Thursday’s vote, on a date chosen at least
partly for its historical significance, might well see a Palestinian
success. But the modesty of what will have been achieved punctuates the
ongoing failure of the Palestinian national movement 65 years after it
rejected a state significantly larger than the one currently under
discussion — a decision that certainly ranks with the greatest
miscalculations of the last century.
Palestinian Authority President Mahmoud Abbas
told an Israeli TV station last year that rejecting the partition plan
had been a “mistake.” The Palestinian Authority opposes violence and
says it seeks a two-state solution to the conflict — an agreement,
belatedly, to partition — but did not accept Israeli partition offers in
2000, 2001 and 2008, and fatally undermined the pro-partition forces in
Israeli society.
Israel’s attempt to rally opposition to Abbas’

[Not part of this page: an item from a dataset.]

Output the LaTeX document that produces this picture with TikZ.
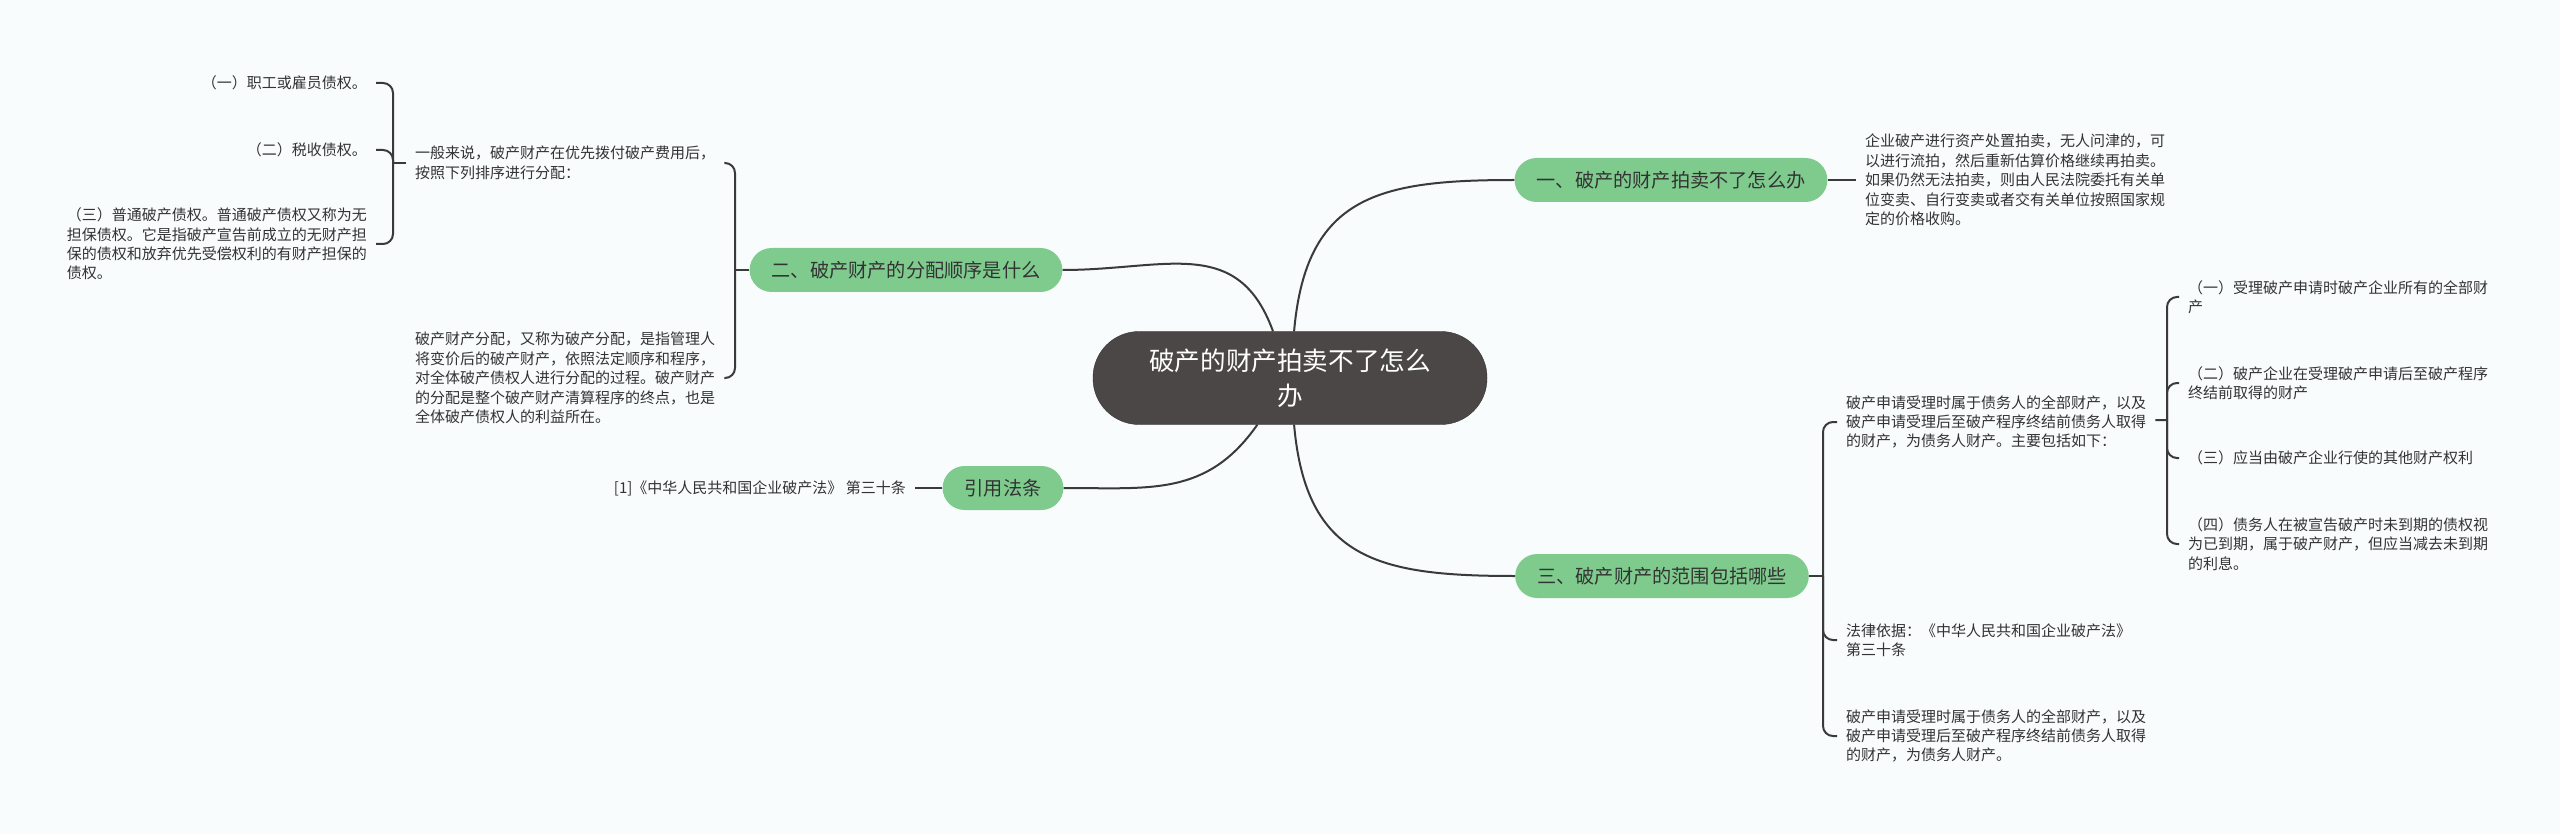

UN bid has largely failed, showing the erosion of Israel’s
international standing. France, which surprised onlookers in 1947 with
its last-moment decision to support Israel’s creation, has announced
that this time it will be siding with the Palestinians. The Soviet Union
cast a key vote in favor of partition in 1947, but Russia will also be
voting for the Palestinian motion Thursday. The same goes for Norway and
Denmark.
After the 1947 vote ended at Flushing Meadow,
“Jewish Agency delegates, friends, press correspondents, and a great
throng of reveling Jews milled in the halls and corridors,” Horowitz
wrote. “There was dancing and merrymaking in the streets.” In Jerusalem,
the staff of a local winery rolled a barrel into the middle of a
downtown street and gave out free drinks. The Zionist leader Golda
Meyerson — later to be Prime Minister Golda Meir — addressed the crowds
from the balcony of the Jewish Agency building.
“For two thousand years we have waited for our
deliverance. Now that it is here it is so great and wonderful that it
surpasses human words. Jews,” she cried, “Mazel tov!”
Six and a half decades have passed since that
night. The partition of Palestine remains on the table, the final
results of the voting still unclear.